Fragata D. Fernando II e Glória em chamas
O primeiro grande incêndio onde actuaram os Bombeiros Voluntários de Cacilhas ocorreu a 9 de Abril de 1891, na fábrica de cortiça de Hilário Rodrigues Piló, no Caramujo. Com socorro no combate a vários fogos em unidades fabris e urbanos, como na Sociedade Filarmónica Incrível Almadense, na madrugada de 17 de Agosto de 1910, onde era a única corporação, uma vez que a de Almada só foi fundada em 1913 e a da Trafaria em 1931, os Bombeiros de Cacilhas têm no registo a participação num diferente combate às chamas no dia 3 de Abril de 1963.
Nesse dia, a Fragata D. Fernando II e Glória foi envolta pelas chamas e, descreve, pela sua mão, o bombeiro Severino Coelho Durão, Chefe do Quadro de Honra: “regressava do meu trabalho em Lisboa; ao chegar ao Largo de Cacilhas, pelas 17h00, reparo que a Fragata Dom Fernando estava envolta em fumo e chamas; entrego a minha mala de ferramentas no quiosque de livros e revistas da D. Emília e corro de imediato para a estação dos barcos.
Dirigi-me ao chefe da Estação Fluvial de Cacilhas, senhor Sintra, e pedi para ligar para o quartel para dar o alarme de incêndio. Enquanto esperava a chegada do material, a Sociedade Marítima de Transportes disponibilizou logo o Ferry-Boat Setubalense, onde embarcou o pronto-socorro Alerta e a moto-bomba Dennis, navegando imediatamente para junto da Fragata.
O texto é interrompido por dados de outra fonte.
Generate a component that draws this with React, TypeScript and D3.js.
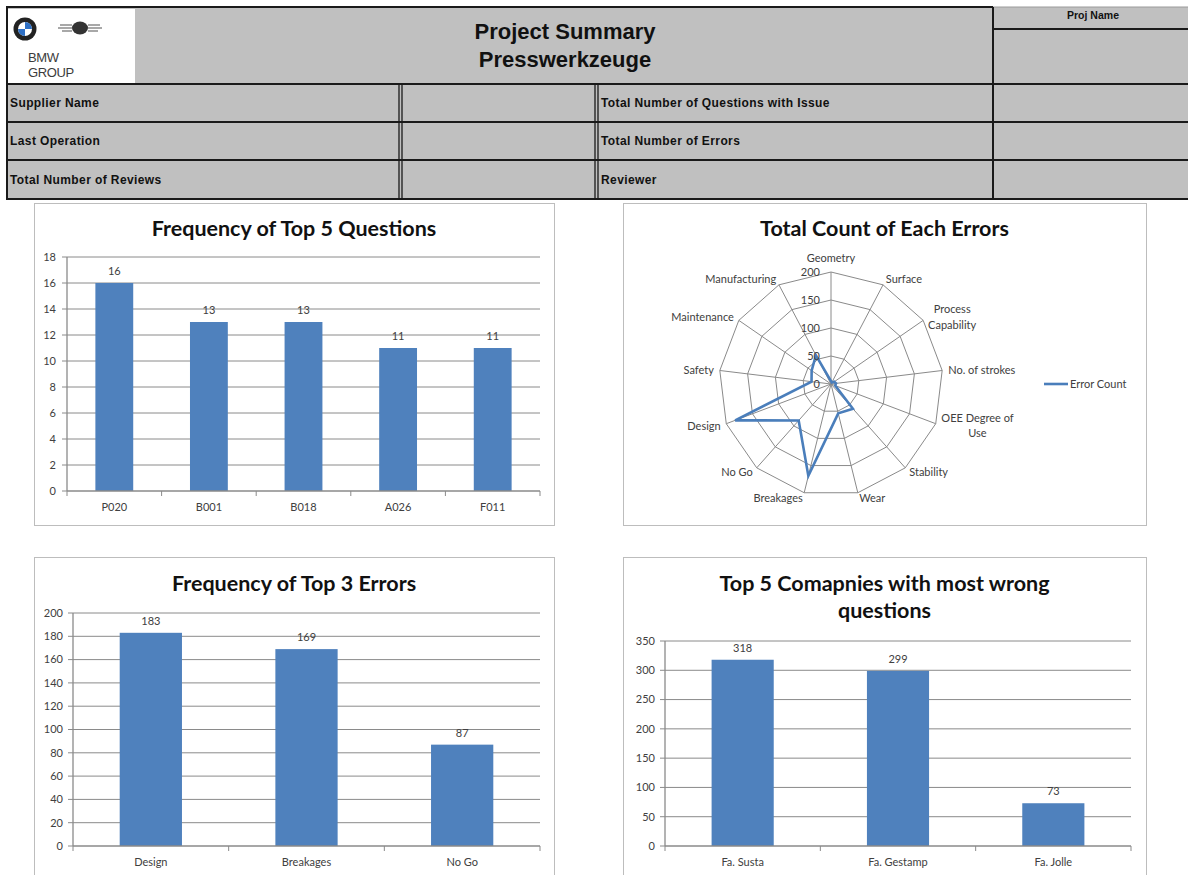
import React from "react";
import * as d3 from "d3";

// ---------- data ----------
const questionCats = ["P020", "B001", "B018", "A026", "F011"];
const questionVals = [16, 13, 13, 11, 11];

const errorAxes = [
  "Geometry", "Surface", "Process Capability", "No. of strokes", "OEE Degree of Use",
  "Stability", "Wear", "Breakages", "No Go", "Design", "Safety", "Maintenance", "Manufacturing",
];
const errorLabelLines = [
  ["Geometry"], ["Surface"], ["Process", "Capability"], ["No. of strokes"], ["OEE Degree of", "Use"],
  ["Stability"], ["Wear"], ["Breakages"], ["No Go"], ["Design"], ["Safety"], ["Maintenance"], ["Manufacturing"],
];
const errorVals = [5, 3, 7, 9, 8, 59, 54, 169, 87, 183, 35, 42, 58];
const radarTicks = [0, 50, 100, 150, 200];

const top3Cats = ["Design", "Breakages", "No Go"];
const top3Vals = [183, 169, 87];

const companyCats = ["Fa. Susta", "Fa. Gestamp", "Fa. Jolle"];
const companyVals = [318, 299, 73];

// ---------- style ----------
const BAR = "#4f81bd";
const LINE = "#4a7ebb";
const GRID = "#8a8a8a";
const TXT = "#404040";
const CHART_FONT = "Lato, 'Open Sans', sans-serif";
const HEAD_FONT = "'Liberation Sans', Arial, sans-serif";
const HEAD_GRAY = "#c0c0c0";
const FS = 11;

let _ctx: CanvasRenderingContext2D | null = null;
function textW(s: string, font: string) {
  if (!_ctx) _ctx = document.createElement("canvas").getContext("2d");
  if (!_ctx) return s.length * 5.5;
  _ctx.font = font;
  return _ctx.measureText(s).width;
}

function BarChart(props: {
  x0: number; x1: number; yBottom: number; yTop: number;
  cats: string[]; vals: number[]; max: number; step: number;
  labelRight: number;
}) {
  const { x0, x1, yBottom, yTop, cats, vals, max, step, labelRight } = props;
  const x = d3.scaleBand<string>().domain(cats).range([x0, x1]).paddingInner(0.6).paddingOuter(0.3);
  const y = d3.scaleLinear().domain([0, max]).range([yBottom, yTop]);
  const ticks = d3.range(0, max + step / 2, step);
  const bandStep = x.step();
  return (
    <g>
      {ticks.map((t) => (
        <g key={t}>
          {t > 0 && <line x1={x0} x2={x1} y1={y(t)} y2={y(t)} stroke={GRID} strokeWidth={1} />}
          <line x1={x0 - 5} x2={x0} y1={y(t)} y2={y(t)} stroke={GRID} strokeWidth={1} />
          <text x={labelRight} y={y(t)} dy="0.35em" textAnchor="end" fontSize={FS} fill={TXT} fontFamily={CHART_FONT}>{t}</text>
        </g>
      ))}
      {cats.map((c, i) => (
        <g key={c}>
          <rect x={x(c)} y={y(vals[i])} width={x.bandwidth()} height={yBottom - y(vals[i])} fill={BAR} />
          <text x={(x(c) as number) + x.bandwidth() / 2} y={y(vals[i]) - 8} textAnchor="middle" fontSize={FS} fill={TXT} fontFamily={CHART_FONT}>{vals[i]}</text>
          <text x={(x(c) as number) + x.bandwidth() / 2} y={yBottom + 20} textAnchor="middle" fontSize={FS} fill={TXT} fontFamily={CHART_FONT}>{c}</text>
        </g>
      ))}
      {d3.range(cats.length + 1).map((i) => (
        <line key={"t" + i} x1={x0 + i * bandStep} x2={x0 + i * bandStep} y1={yBottom} y2={yBottom + 5} stroke={GRID} strokeWidth={1} />
      ))}
      <line x1={x0} x2={x0} y1={yTop} y2={yBottom} stroke={GRID} strokeWidth={1.3} />
      <line x1={x0} x2={x1} y1={yBottom} y2={yBottom} stroke={GRID} strokeWidth={1.3} />
    </g>
  );
}

function Radar() {
  const cx = 831, cy = 384, R = 112;
  const n = errorAxes.length;
  const r = d3.scaleLinear().domain([0, 200]).range([0, R]);
  const ang = (i: number) => (i * 2 * Math.PI) / n;
  const ring = d3.lineRadial<number>().angle((_, i) => ang(i)).curve(d3.curveLinearClosed);
  const dataLine = d3
    .lineRadial<number>()
    .angle((_, i) => ang(i))
    .radius((v) => r(v))
    .curve(d3.curveLinearClosed);
  const fs = FS;
  const font = `${fs}px ${CHART_FONT}`;
  const lineH = 15.5;
  return (
    <g>
      <g transform={`translate(${cx},${cy})`}>
        {radarTicks.filter((t) => t > 0).map((t) => (
          <path key={t} d={ring.radius(() => r(t))(errorAxes.map(() => 0)) || ""} fill="none" stroke={GRID} strokeWidth={1} />
        ))}
        {errorAxes.map((a, i) => (
          <line key={a} x1={0} y1={0} x2={R * Math.sin(ang(i))} y2={-R * Math.cos(ang(i))} stroke={GRID} strokeWidth={1} />
        ))}
        <path d={dataLine(errorVals) || ""} fill="none" stroke={LINE} strokeWidth={2.6} strokeLinejoin="miter" />
        {radarTicks.map((t) => (
          <text key={t} x={-11} y={-r(t)} dy="0.35em" textAnchor="end" fontSize={fs} fill={TXT} fontFamily={CHART_FONT}>{t}</text>
        ))}
      </g>
      {errorLabelLines.map((lines, i) => {
        const s = Math.sin(ang(i)), c = Math.cos(ang(i));
        const lx = cx + (R + 6) * s;
        let ly = cy - (R + 6) * c;
        const w = Math.max(...lines.map((l) => textW(l, font)));
        const h = lines.length * lineH;
        let center = lx;
        if (s > 0.15) center = lx + w / 2;
        else if (s < -0.15) center = lx - w / 2;
        else ly = ly - (c > 0 ? lineH / 2 : -lineH / 2);
        const top = ly - h / 2 + lineH / 2;
        return (
          <g key={i}>
            {lines.map((l, j) => (
              <text key={j} x={center} y={top + j * lineH} dy="0.35em" textAnchor="middle" fontSize={fs} fill={TXT} fontFamily={CHART_FONT}>{l}</text>
            ))}
          </g>
        );
      })}
      <line x1={1044} x2={1068} y1={384} y2={384} stroke={LINE} strokeWidth={2.6} />
      <text x={1070} y={384} dy="0.35em" fontSize={fs} fill={TXT} fontFamily={CHART_FONT}>Error Count</text>
    </g>
  );
}

function Header() {
  const lblStyle = { fontFamily: HEAD_FONT, fontWeight: 700, fontSize: 12, letterSpacing: 0.4, fill: "#111" } as const;
  const rows = [
    { y0: 84, y1: 122, l: "Supplier Name", r: "Total Number of Questions with Issue" },
    { y0: 122, y1: 160, l: "Last Operation", r: "Total Number of Errors" },
    { y0: 160, y1: 199, l: "Total Number of Reviews", r: "Reviewer" },
  ];
  const dark = "#1a1a1a";
  return (
    <g>
      <rect x={6} y={7} width={1182} height={192} fill={HEAD_GRAY} />
      {/* logo */}
      <rect x={8} y={9} width={127} height={74} fill="#ffffff" />
      <circle cx={25} cy={29} r={11.5} fill="#222" />
      <circle cx={25} cy={29} r={7} fill="#ffffff" />
      <path d="M25,29 L25,22 A7,7 0 0 1 32,29 Z" fill="#2d6fc4" />
      <path d="M25,29 L25,36 A7,7 0 0 1 18,29 Z" fill="#2d6fc4" />
      <path d="M58,28 L72,28 M60,25 L72,25 M62,31 L72,31 M102,28 L88,28 M100,25 L88,25 M98,31 L88,31" stroke="#8c8c8c" strokeWidth={1.5} />
      <ellipse cx={80} cy={28} rx={8} ry={6.5} fill="#333" />
      <text x={28} y={62} fontFamily={HEAD_FONT} fontSize={13} fill="#3c3c3c" letterSpacing={-0.4}>BMW</text>
      <text x={28} y={77} fontFamily={HEAD_FONT} fontSize={13} fill="#3c3c3c" letterSpacing={-0.4}>GROUP</text>
      {/* title */}
      <text x={565} y={39} textAnchor="middle" fontFamily={HEAD_FONT} fontWeight={700} fontSize={22} fill="#111">Project Summary</text>
      <text x={565} y={67} textAnchor="middle" fontFamily={HEAD_FONT} fontWeight={700} fontSize={22} fill="#111">Presswerkzeuge</text>
      <text x={1093} y={19} textAnchor="middle" fontFamily={HEAD_FONT} fontWeight={700} fontSize={10.5} fill="#111">Proj Name</text>
      {/* lines */}
      <line x1={6} x2={993} y1={7} y2={7} stroke={dark} strokeWidth={2} />
      <line x1={993} x2={1188} y1={7} y2={7} stroke="#9a9a9a" strokeWidth={1} />
      <line x1={993} x2={1188} y1={29} y2={29} stroke={dark} strokeWidth={2} />
      <line x1={6} x2={1188} y1={84} y2={84} stroke={dark} strokeWidth={2} />
      <line x1={6} x2={1188} y1={122} y2={122} stroke={dark} strokeWidth={2} />
      <line x1={6} x2={1188} y1={160} y2={160} stroke={dark} strokeWidth={2} />
      <line x1={6} x2={1188} y1={199} y2={199} stroke={dark} strokeWidth={2} />
      <line x1={7} x2={7} y1={7} y2={200} stroke={dark} strokeWidth={2} />
      <line x1={993} x2={993} y1={7} y2={200} stroke={dark} strokeWidth={2} />
      <line x1={399} x2={399} y1={84} y2={200} stroke={dark} strokeWidth={1.3} />
      <line x1={402} x2={402} y1={84} y2={200} stroke={dark} strokeWidth={1.3} />
      <line x1={595} x2={595} y1={84} y2={200} stroke={dark} strokeWidth={1.3} />
      <line x1={598} x2={598} y1={84} y2={200} stroke={dark} strokeWidth={1.3} />
      {rows.map((rw) => (
        <g key={rw.l}>
          <text x={10} y={(rw.y0 + rw.y1) / 2} dy="0.35em" {...lblStyle}>{rw.l}</text>
          <text x={601} y={(rw.y0 + rw.y1) / 2} dy="0.35em" {...lblStyle}>{rw.r}</text>
        </g>
      ))}
    </g>
  );
}

function Panel(props: { x: number; y: number; w: number; h: number; titles: string[]; ty: number }) {
  const { x, y, w, h, titles, ty } = props;
  return (
    <g>
      <rect x={x + 0.5} y={y + 0.5} width={w} height={h} fill="#ffffff" stroke="#bdbdbd" strokeWidth={1} />
      {titles.map((t, i) => (
        <text key={i} x={x + w / 2} y={ty + i * 27} dy="0.35em" textAnchor="middle" fontFamily={CHART_FONT} fontWeight={700} fontSize={21.5} fill="#111">{t}</text>
      ))}
    </g>
  );
}

export default function App() {
  return (
    <svg width={1188} height={875} style={{ position: "absolute", left: 0, top: 0, background: "#ffffff" }}>
      <Header />
      <Panel x={34} y={203} w={520} h={322} titles={["Frequency of Top 5 Questions"]} ty={228} />
      <BarChart x0={67} x1={540} yBottom={491} yTop={257} cats={questionCats} vals={questionVals} max={18} step={2} labelRight={56} />
      <Panel x={623} y={203} w={523} h={322} titles={["Total Count of Each Errors"]} ty={228} />
      <Radar />
      <Panel x={34} y={557} w={520} h={330} titles={["Frequency of Top 3 Errors"]} ty={583} />
      <BarChart x0={73} x1={540} yBottom={846} yTop={613} cats={top3Cats} vals={top3Vals} max={200} step={20} labelRight={63} />
      <Panel x={623} y={557} w={523} h={330} titles={["Top 5 Comapnies with most wrong", "questions"]} ty={583} />
      <BarChart x0={665} x1={1131} yBottom={846} yTop={641} cats={companyCats} vals={companyVals} max={350} step={50} labelRight={655} />
    </svg>
  );
}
O intenso fumo dificultou a manobra de atracar, mas assim que nos aproximámos colocámos todo o material em carga, lançando os jactos de água pelas aberturas disponíveis.
Mais tarde chegou o Ferry-Boat Palmelense com viaturas e moto-bombas da nossa Associação e dos Bombeiros de Almada; alguns rebocadores da Marinha vieram também ajudar no combate às chamas, conseguindo flanquear o foco principal.
Corremos um enorme risco para salvar a Bandeira Nacional que se encontrava hasteada, tendo ficado algo chamuscada; foi depois dobrada e guardada em cima da bomba Dennis, de onde veio a desaparecer.
Estivemos sete horas seguidas a combater o fogo e começámos o rescaldo já perto da meia-noite; o navio estava muito danificado e havia o receio que se afundasse. Estive mais de cinco horas agarrado a uma agulheta de 70 m/m; já mal sentia os braços e só comemos quando chegámos ao quartel já de madrugada”.
Depois do incêndio, a D. Fernando – último navio de guerra inteiramente à vela da Marinha Portuguesa – foi recuperada pelo Arsenal do Alfeite e pelos estaleiros Rio-Marine de Aveiro, e está hoje visitável em Cacilhas.